Direct Answers to 2026 Traveler Concerns

  1. Is Wayanad safe after the 2024 landslides? The main tourist hubs like Kalpetta and Sultan Bathery are safe, but avoid the Meppadi-Mundakkai stretch during heavy rain as the soil remains unstable.
  2. Do I need an Inner Line Permit? No, unlike the Northeast, Kerala does not require permits for foreign or domestic visitors, but individual sites require forest department clearances.
  3. Can I see the “Heart Lake” in 2026? Yes, but the number of permits is limited to 200 per day; pre-booking is not possible, so you must queue early.
  4. Are the roads good? The main highways are decent, but the rural roads to waterfalls and dams are in a state of constant repair following the 2025 monsoon.
  5. What is the best way to get there? The nearest airport is Calicut (CCJ), a 3-hour drive; the nearest railway station is Kozhikode, which is well-connected to the rest of India.
  6. Is there a lot of plastic waste? Unfortunately, yes; despite “Green Protocol” initiatives, the heavy tourist influx has led to significant littering at major viewpoints.
  7. Is the food too spicy? Yes, by Western standards, it is very hot; always ask for “very mild” if you are sensitive to chili.
  8. Are there ATMs? Plenty in the main towns, but they often run out of cash during the peak festival month of April.
  9. Can I visit a tribal village? Only through authorized cultural tours; unauthorized visits are intrusive and often frowned upon by local NGOs.
  10. What should I buy? Honey, black pepper, and cardamom; make sure they are “AGMARK” certified to ensure you are getting genuine Wayanad produce.

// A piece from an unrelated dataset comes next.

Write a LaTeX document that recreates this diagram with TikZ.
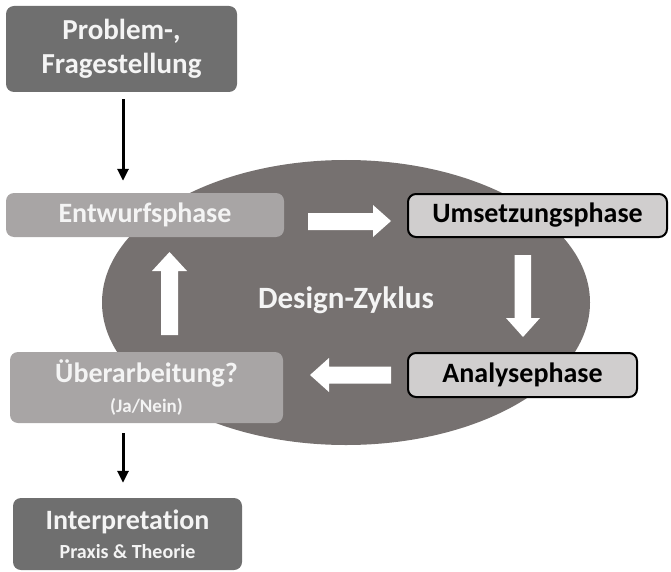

Final Thoughts: The Paradox of Post-Disaster Tourism

Wayanad in 2026 is a destination that demands an emotional investment alongside your financial one. It is a place of staggering beauty that is being systematically undermined by its own popularity and the realities of a changing climate. For the traveler from the US or Europe, the “unspoiled” version of Wayanad you read about five years ago no longer exists; it has been replaced by a more complex, resilient, and occasionally scarred version of itself. Your visit contributes to the recovery of a community that has seen the worst that nature can do, but it also adds to the pressure on a landscape that is clearly at its breaking point. If you can approach the district with a sense of humility—and a willingness to bypass the overcrowded “must-see” spots for a quiet stay in a coffee homestay—you will find the soul of Kerala’s highlands. But if you are coming for a checklist of “Instagrammable” waterfalls and peaks, you may find the 2026 reality of Wayanad to be a somber and occasionally frustrating experience. The mountains here are not just scenery; they are a living, breathing, and currently healing part of the Western Ghats.